Playable characters are designed to look like a The Sims version of the influences they’re based on, and to be fair, the dev team did create decent adaptations. What really rubbed me the wrong way is that each character has a bio section that not only reads like a high school theater student’s program describing their personality traits as successes, but it also highlights each and every one of their social media accounts. There’s also a whole list of kitsch quotes like, “Life isn’t measured in the number of breaths you take, but the number of moments that take your breath away,” and “Do what makes you happy.” Put it all together and it feels like Slide Stars is trying really hard to make you get the warm and fuzzies about paying for an ad for twenty influencers trying to sell you a disingenuous image.
Given its advertisement-based nature, Slide Stars is far better suited for a freemium mobile release model where consumers don’t have the same level of investment. I turned 30 this year so maybe I’m just out of touch with what the youngins want. I don’t know. What I do know is that selling an ad for social media influencers under the guise of feel good, earth friendly, “seize the day” quotes and cheesy bios to young consumers in a half-baked game for $40 is an outright unethical move that undermines every ounce of Slide Stars attempted positivity. If you can ignore the poor control schemes, bad level design, and the fact that the entire game is just an ad for something else, you might be able to have a little bit of fun. But at a price of $40, you’re better off buying Race with Ryan. At least that janky money grab might be on sale.
While I’m disappointed in the overall design elements, there’s nothing inherently wrong with the graphics. Character models look to be inspired by The Sims and environments are bright and colorful. At no point did I experience any frame rate drops or visual bugs.
The core concept is there and functioning but poor control schemes, bad level design, and a lack of gameplay variation makes Slide Stars a dry water park experience.
Loud casino noises and uninspired music reinforces the mobile game freemium feel that I get from Slide Stars.

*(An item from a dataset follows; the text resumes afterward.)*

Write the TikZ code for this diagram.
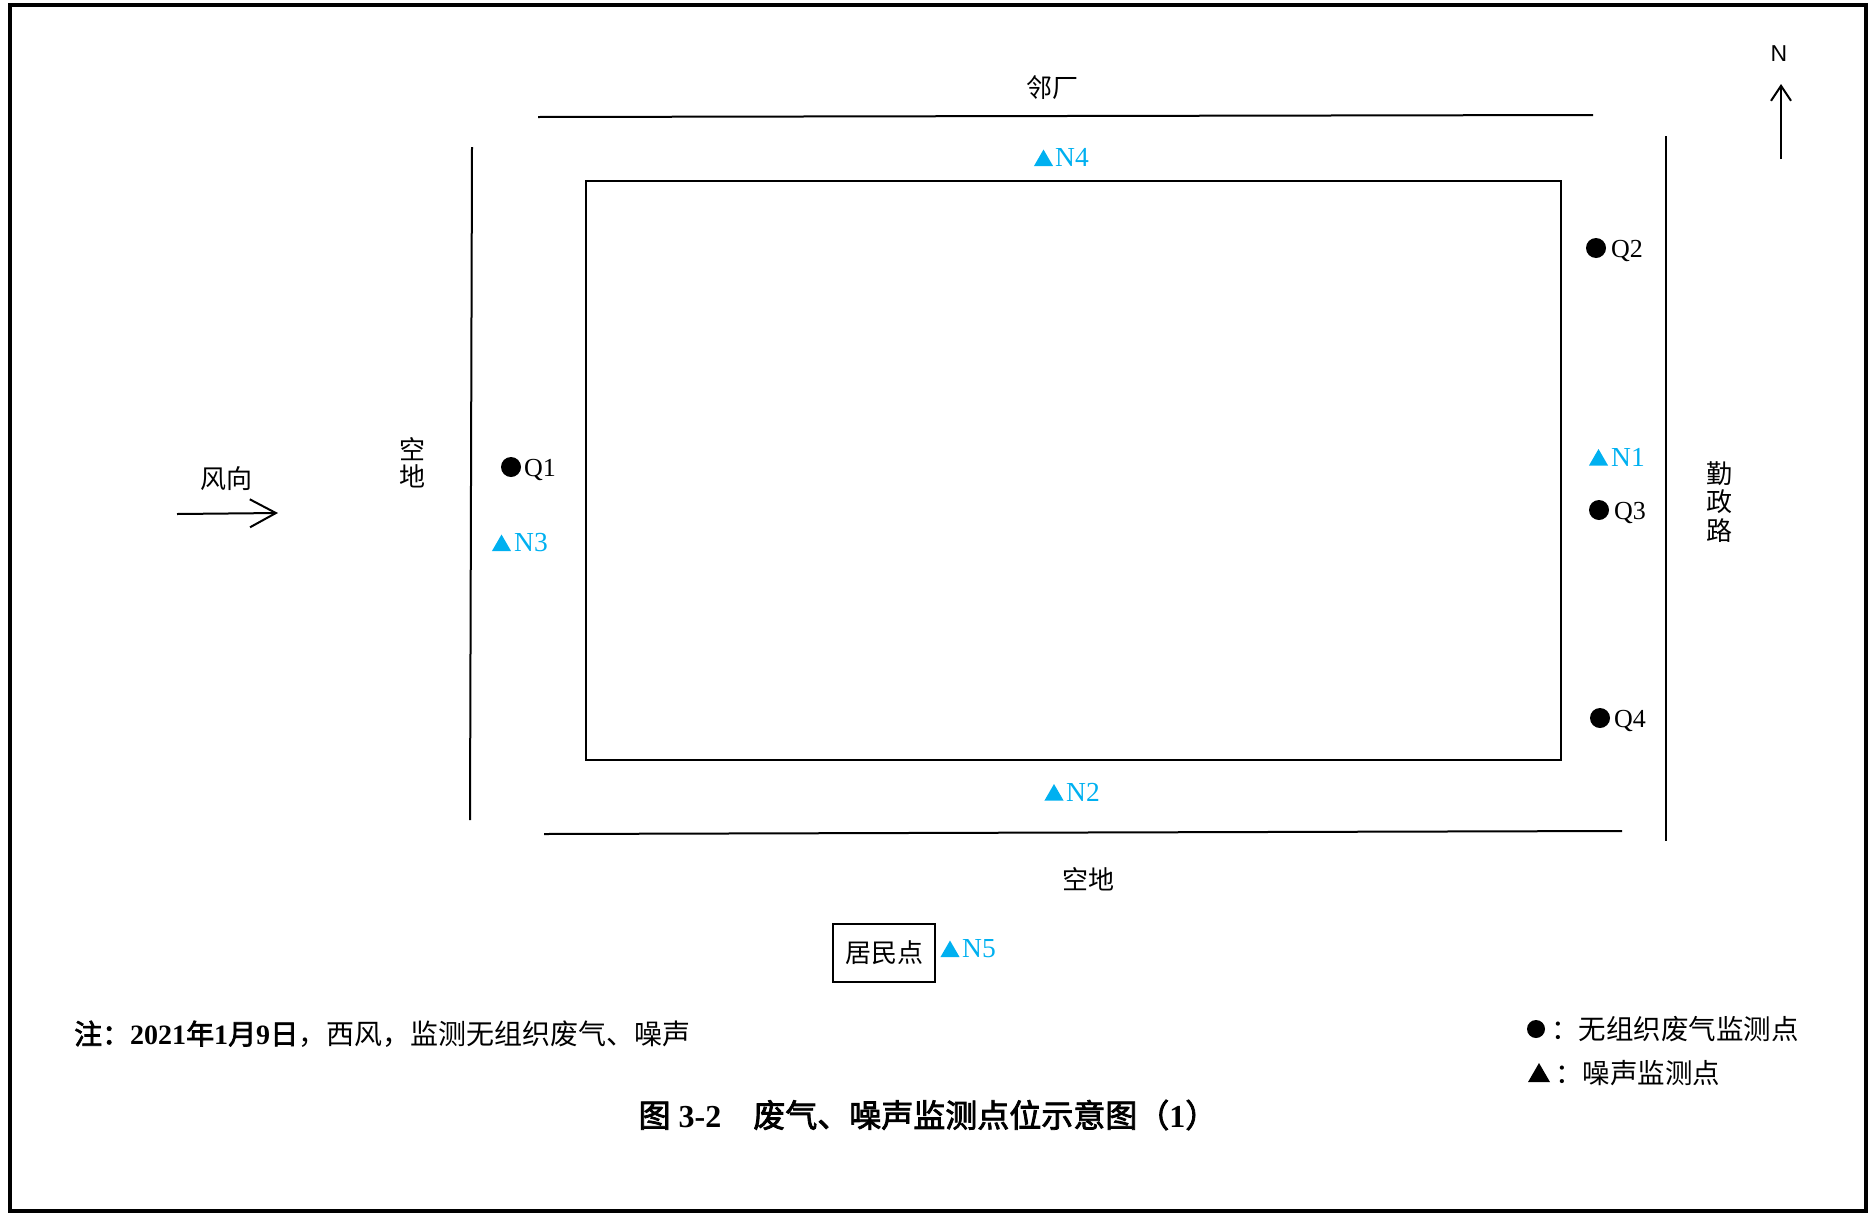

I score it higher than I wanted to as there are the audio functions as intended without any bugs, despite poor design.
I had fun for a few brief moments before, like a theme park lifeguard, Slide Stars punished me for going too fast while they were on duty. This review was my only incentive for turning the game on more than once.
Final Verdict: 3.5
Slide Stars is available now on Playstation 4, Nintendo Switch, and Xbox One.
Reviewed on Playstation 4.
A copy of Slide Stars was provided by the publisher.